AIM OF THE EXERCISE> Transcribe each line of the material as it is, and drop any picture.

....

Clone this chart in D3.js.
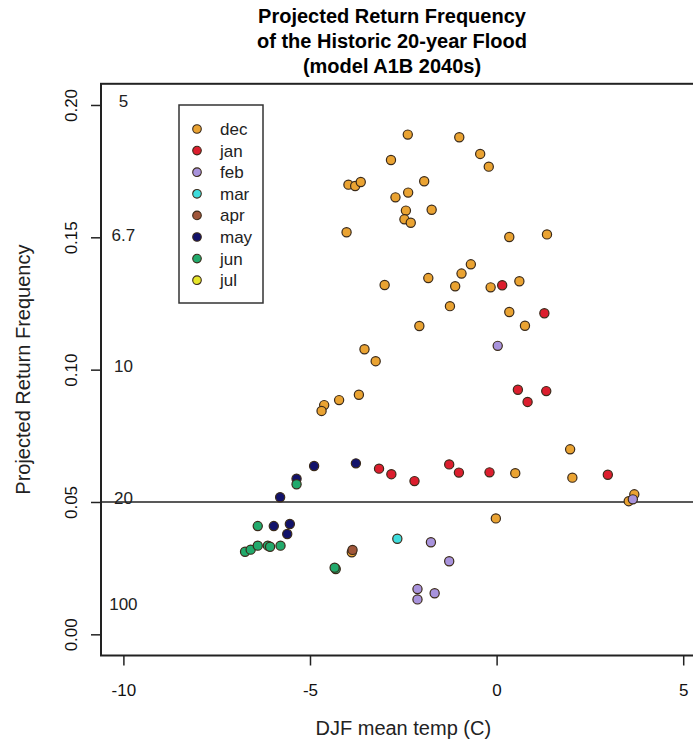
<!DOCTYPE html>
<html>
<head>
<meta charset="utf-8">
<script src="https://cdn.jsdelivr.net/npm/d3@7"></script>
<style>
  body { margin: 0; background: #fff; }
  svg { font-family: "Liberation Sans", Arial, sans-serif; }
</style>
</head>
<body>
<div id="chart"></div>
<script>
// month names, drawing order follows the legend
var months = ["dec", "jan", "feb", "mar", "apr", "may", "jun", "jul"];

// [DJF mean temp, projected return frequency]
var decPts = [[-2.38,0.1888],[-1.00,0.1878],[-2.83,0.1792],[-0.44,0.1815],[-0.21,0.1767],
  [-3.97,0.1699],[-3.79,0.1694],[-3.64,0.1709],[-1.94,0.1712],[-2.71,0.1651],[-2.37,0.1669],
  [-2.43,0.1601],[-2.47,0.1568],[-2.30,0.1555],[-1.74,0.1604],[-4.02,0.1519],[0.34,0.1501],
  [1.35,0.1511],[-0.69,0.1398],[-0.94,0.1363],[-3.00,0.1320],[-1.83,0.1346],[-1.11,0.1315],
  [-0.16,0.1311],[0.61,0.1334],[-1.25,0.1240],[0.34,0.1218],[-2.07,0.1165],[0.76,0.1166],
  [-3.54,0.1077],[-3.24,0.1032],[-3.69,0.0905],[-4.22,0.0885],[-4.62,0.0866],[-4.69,0.0844],
  [1.97,0.0699],[0.50,0.0609],[2.03,0.0592],[3.69,0.0529],[3.54,0.0503],[-0.02,0.0438],
  [-3.88,0.0310]];
var janPts = [[0.15,0.1319],[1.28,0.1213],[0.57,0.0924],[1.33,0.0919],[0.83,0.0878],
  [-3.15,0.0626],[-2.82,0.0605],[-2.20,0.0579],[-1.27,0.0642],[-1.01,0.0611],[-0.19,0.0612],
  [2.98,0.0603]];
var febPts = [[0.03,0.1090],[3.65,0.0510],[-1.76,0.0348],[-1.27,0.0276],[-2.12,0.0171],
  [-1.66,0.0155],[-2.12,0.0132]];
var marPts = [[-2.66,0.0361]];
var aprPts = [[-3.86,0.0319]];
var mayPts = [[-4.89,0.0636],[-3.77,0.0646],[-5.36,0.0588],[-5.80,0.0518],[-5.97,0.0409],
  [-5.54,0.0417],[-5.61,0.0379]];
var junPts = [[-5.36,0.0567],[-6.40,0.0409],[-6.74,0.0312],[-6.59,0.0320],[-6.40,0.0335],
  [-6.13,0.0335],[-6.07,0.0331],[-5.79,0.0335],[-4.31,0.0247],[-4.34,0.0252]];
var julPts = [];

var xTicks = [-10, -5, 0, 5];
var yTicks = [0, 0.05, 0.10, 0.15, 0.20];
var returnPeriods = [5, 6.7, 10, 20, 100];
var historicFreq = 0.05;

var colors = {dec: "#eaa332", jan: "#dc1e2e", feb: "#a893dc", mar: "#3fdcdc",
  apr: "#a0563a", may: "#12126a", jun: "#22aa6c", jul: "#e6e62a"};

var width = 693;
var height = 746;

var svg = d3.select("#chart")
  .append("svg")
  .attr("width", width)
  .attr("height", height);

var x = d3.scaleLinear().domain([-10.6, 5.6]).range([101, 705.6]);
var y = d3.scaleLinear().domain([-0.008, 0.208]).range([655.5, 83.8]);

// title
var titleLines = ["Projected Return Frequency", "of the Historic 20-year Flood", "(model A1B 2040s)"];
svg.selectAll(".title")
  .data(titleLines)
  .enter().append("text")
  .attr("class", "title")
  .attr("x", 392)
  .attr("y", function(d, i) { return 23 + i * 25; })
  .attr("text-anchor", "middle")
  .attr("font-weight", "bold")
  .attr("font-size", "20px")
  .text(function(d) { return d; });

// axes
var yAxis = svg.append("g")
  .attr("transform", "translate(101,0)")
  .call(d3.axisLeft(y).tickValues(yTicks).tickFormat(d3.format(".2f")).tickSize(10));
yAxis.select(".domain").remove();
yAxis.selectAll("line").attr("stroke", "#222").attr("stroke-width", 1.5);
yAxis.selectAll("text")
  .attr("transform", "rotate(-90)")
  .attr("x", 0)
  .attr("y", -24)
  .attr("dy", 0)
  .attr("text-anchor", "middle")
  .attr("font-size", "17px")
  .attr("font-family", "Liberation Sans, Arial, sans-serif")
  .attr("fill", "#111");

var xAxis = svg.append("g")
  .attr("transform", "translate(0,655.5)")
  .call(d3.axisBottom(x).tickValues(xTicks).tickFormat(function(d) { return String(d); }).tickSize(10));
xAxis.select(".domain").remove();
xAxis.selectAll("line").attr("stroke", "#222").attr("stroke-width", 1.5);
xAxis.selectAll("text")
  .attr("y", 28)
  .attr("font-size", "17px")
  .attr("font-family", "Liberation Sans, Arial, sans-serif")
  .attr("fill", "#111");

// plot box
svg.append("rect")
  .attr("x", x(-10.6))
  .attr("y", y(0.208))
  .attr("width", x(5.6) - x(-10.6))
  .attr("height", y(-0.008) - y(0.208))
  .attr("fill", "none")
  .attr("stroke", "#222")
  .attr("stroke-width", 2);

// axis titles
svg.append("text")
  .attr("transform", "translate(30," + ((y(0.208) + y(-0.008)) / 2) + ") rotate(-90)")
  .attr("text-anchor", "middle")
  .attr("font-size", "20px")
  .attr("fill", "#222")
  .text("Projected Return Frequency");

svg.append("text")
  .attr("x", (x(-10.6) + x(5.6)) / 2)
  .attr("y", 735)
  .attr("text-anchor", "middle")
  .attr("font-size", "20px")
  .attr("fill", "#222")
  .text("DJF mean temp (C)");

// historic 20-year flood line
svg.append("line")
  .attr("x1", x(-10.6))
  .attr("x2", x(5.6))
  .attr("y1", y(historicFreq))
  .attr("y2", y(historicFreq))
  .attr("stroke", "#222")
  .attr("stroke-width", 1.5);

// return period labels
svg.selectAll(".rp")
  .data(returnPeriods)
  .enter().append("text")
  .attr("class", "rp")
  .attr("x", x(-10))
  .attr("y", function(d) { return y(1 / d) + 2; })
  .attr("text-anchor", "middle")
  .attr("font-size", "17px")
  .attr("fill", "#222")
  .text(function(d) { return d; });

// points
var allPts = [decPts, janPts, febPts, marPts, aprPts, mayPts, junPts, julPts];
var points = [];
allPts.forEach(function(arr, i) {
  arr.forEach(function(p) { points.push({m: months[i], t: p[0], f: p[1]}); });
});

svg.append("g").selectAll("circle")
  .data(points)
  .enter().append("circle")
  .attr("cx", function(d) { return x(d.t); })
  .attr("cy", function(d) { return y(d.f); })
  .attr("r", 4.6)
  .attr("fill", function(d) { return colors[d.m]; })
  .attr("stroke", "#3a2a1a")
  .attr("stroke-width", 1.2);

// legend
var legend = svg.append("g").attr("transform", "translate(179,105)");
legend.append("rect")
  .attr("width", 84)
  .attr("height", 198)
  .attr("fill", "#fff")
  .attr("stroke", "#333")
  .attr("stroke-width", 1.5);

var items = legend.selectAll(".item")
  .data(months)
  .enter().append("g")
  .attr("class", "item")
  .attr("transform", function(d, i) { return "translate(0," + (24 + i * 21.6) + ")"; });
items.append("circle")
  .attr("cx", 18)
  .attr("r", 4.3)
  .attr("fill", function(d) { return colors[d]; })
  .attr("stroke", "#3a2a1a")
  .attr("stroke-width", 1.1);
items.append("text")
  .attr("x", 41)
  .attr("y", 6)
  .attr("font-size", "17px")
  .attr("fill", "#222")
  .text(function(d) { return d; });
</script>
</body>
</html>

....

RESULT>
Clone this chart in D3.js.
<!DOCTYPE html>
<html>
<head>
<meta charset="utf-8">
<script src="https://cdn.jsdelivr.net/npm/d3@7"></script>
<style>
  body { margin: 0; background: #fff; }
  svg { font-family: "Liberation Sans", Arial, sans-serif; }
</style>
</head>
<body>
<div id="chart"></div>
<script>
// month names, drawing order follows the legend
var months = ["dec", "jan", "feb", "mar", "apr", "may", "jun", "jul"];

// [DJF mean temp, projected return frequency]
var decPts = [[-2.38,0.1888],[-1.00,0.1878],[-2.83,0.1792],[-0.44,0.1815],[-0.21,0.1767],
  [-3.97,0.1699],[-3.79,0.1694],[-3.64,0.1709],[-1.94,0.1712],[-2.71,0.1651],[-2.37,0.1669],
  [-2.43,0.1601],[-2.47,0.1568],[-2.30,0.1555],[-1.74,0.1604],[-4.02,0.1519],[0.34,0.1501],
  [1.35,0.1511],[-0.69,0.1398],[-0.94,0.1363],[-3.00,0.1320],[-1.83,0.1346],[-1.11,0.1315],
  [-0.16,0.1311],[0.61,0.1334],[-1.25,0.1240],[0.34,0.1218],[-2.07,0.1165],[0.76,0.1166],
  [-3.54,0.1077],[-3.24,0.1032],[-3.69,0.0905],[-4.22,0.0885],[-4.62,0.0866],[-4.69,0.0844],
  [1.97,0.0699],[0.50,0.0609],[2.03,0.0592],[3.69,0.0529],[3.54,0.0503],[-0.02,0.0438],
  [-3.88,0.0310]];
var janPts = [[0.15,0.1319],[1.28,0.1213],[0.57,0.0924],[1.33,0.0919],[0.83,0.0878],
  [-3.15,0.0626],[-2.82,0.0605],[-2.20,0.0579],[-1.27,0.0642],[-1.01,0.0611],[-0.19,0.0612],
  [2.98,0.0603]];
var febPts = [[0.03,0.1090],[3.65,0.0510],[-1.76,0.0348],[-1.27,0.0276],[-2.12,0.0171],
  [-1.66,0.0155],[-2.12,0.0132]];
var marPts = [[-2.66,0.0361]];
var aprPts = [[-3.86,0.0319]];
var mayPts = [[-4.89,0.0636],[-3.77,0.0646],[-5.36,0.0588],[-5.80,0.0518],[-5.97,0.0409],
  [-5.54,0.0417],[-5.61,0.0379]];
var junPts = [[-5.36,0.0567],[-6.40,0.0409],[-6.74,0.0312],[-6.59,0.0320],[-6.40,0.0335],
  [-6.13,0.0335],[-6.07,0.0331],[-5.79,0.0335],[-4.31,0.0247],[-4.34,0.0252]];
var julPts = [];

var xTicks = [-10, -5, 0, 5];
var yTicks = [0, 0.05, 0.10, 0.15, 0.20];
var returnPeriods = [5, 6.7, 10, 20, 100];
var historicFreq = 0.05;

var colors = {dec: "#eaa332", jan: "#dc1e2e", feb: "#a893dc", mar: "#3fdcdc",
  apr: "#a0563a", may: "#12126a", jun: "#22aa6c", jul: "#e6e62a"};

var width = 693;
var height = 746;

var svg = d3.select("#chart")
  .append("svg")
  .attr("width", width)
  .attr("height", height);

var x = d3.scaleLinear().domain([-10.6, 5.6]).range([101, 705.6]);
var y = d3.scaleLinear().domain([-0.008, 0.208]).range([655.5, 83.8]);

// title
var titleLines = ["Projected Return Frequency", "of the Historic 20-year Flood", "(model A1B 2040s)"];
svg.selectAll(".title")
  .data(titleLines)
  .enter().append("text")
  .attr("class", "title")
  .attr("x", 392)
  .attr("y", function(d, i) { return 23 + i * 25; })
  .attr("text-anchor", "middle")
  .attr("font-weight", "bold")
  .attr("font-size", "20px")
  .text(function(d) { return d; });

// axes
var yAxis = svg.append("g")
  .attr("transform", "translate(101,0)")
  .call(d3.axisLeft(y).tickValues(yTicks).tickFormat(d3.format(".2f")).tickSize(10));
yAxis.select(".domain").remove();
yAxis.selectAll("line").attr("stroke", "#222").attr("stroke-width", 1.5);
yAxis.selectAll("text")
  .attr("transform", "rotate(-90)")
  .attr("x", 0)
  .attr("y", -24)
  .attr("dy", 0)
  .attr("text-anchor", "middle")
  .attr("font-size", "17px")
  .attr("font-family", "Liberation Sans, Arial, sans-serif")
  .attr("fill", "#111");

var xAxis = svg.append("g")
  .attr("transform", "translate(0,655.5)")
  .call(d3.axisBottom(x).tickValues(xTicks).tickFormat(function(d) { return String(d); }).tickSize(10));
xAxis.select(".domain").remove();
xAxis.selectAll("line").attr("stroke", "#222").attr("stroke-width", 1.5);
xAxis.selectAll("text")
  .attr("y", 28)
  .attr("font-size", "17px")
  .attr("font-family", "Liberation Sans, Arial, sans-serif")
  .attr("fill", "#111");

// plot box
svg.append("rect")
  .attr("x", x(-10.6))
  .attr("y", y(0.208))
  .attr("width", x(5.6) - x(-10.6))
  .attr("height", y(-0.008) - y(0.208))
  .attr("fill", "none")
  .attr("stroke", "#222")
  .attr("stroke-width", 2);

// axis titles
svg.append("text")
  .attr("transform", "translate(30," + ((y(0.208) + y(-0.008)) / 2) + ") rotate(-90)")
  .attr("text-anchor", "middle")
  .attr("font-size", "20px")
  .attr("fill", "#222")
  .text("Projected Return Frequency");

svg.append("text")
  .attr("x", (x(-10.6) + x(5.6)) / 2)
  .attr("y", 735)
  .attr("text-anchor", "middle")
  .attr("font-size", "20px")
  .attr("fill", "#222")
  .text("DJF mean temp (C)");

// historic 20-year flood line
svg.append("line")
  .attr("x1", x(-10.6))
  .attr("x2", x(5.6))
  .attr("y1", y(historicFreq))
  .attr("y2", y(historicFreq))
  .attr("stroke", "#222")
  .attr("stroke-width", 1.5);

// return period labels
svg.selectAll(".rp")
  .data(returnPeriods)
  .enter().append("text")
  .attr("class", "rp")
  .attr("x", x(-10))
  .attr("y", function(d) { return y(1 / d) + 2; })
  .attr("text-anchor", "middle")
  .attr("font-size", "17px")
  .attr("fill", "#222")
  .text(function(d) { return d; });

// points
var allPts = [decPts, janPts, febPts, marPts, aprPts, mayPts, junPts, julPts];
var points = [];
allPts.forEach(function(arr, i) {
  arr.forEach(function(p) { points.push({m: months[i], t: p[0], f: p[1]}); });
});

svg.append("g").selectAll("circle")
  .data(points)
  .enter().append("circle")
  .attr("cx", function(d) { return x(d.t); })
  .attr("cy", function(d) { return y(d.f); })
  .attr("r", 4.6)
  .attr("fill", function(d) { return colors[d.m]; })
  .attr("stroke", "#3a2a1a")
  .attr("stroke-width", 1.2);

// legend
var legend = svg.append("g").attr("transform", "translate(179,105)");
legend.append("rect")
  .attr("width", 84)
  .attr("height", 198)
  .attr("fill", "#fff")
  .attr("stroke", "#333")
  .attr("stroke-width", 1.5);

var items = legend.selectAll(".item")
  .data(months)
  .enter().append("g")
  .attr("class", "item")
  .attr("transform", function(d, i) { return "translate(0," + (24 + i * 21.6) + ")"; });
items.append("circle")
  .attr("cx", 18)
  .attr("r", 4.3)
  .attr("fill", function(d) { return colors[d]; })
  .attr("stroke", "#3a2a1a")
  .attr("stroke-width", 1.1);
items.append("text")
  .attr("x", 41)
  .attr("y", 6)
  .attr("font-size", "17px")
  .attr("fill", "#222")
  .text(function(d) { return d; });
</script>
</body>
</html>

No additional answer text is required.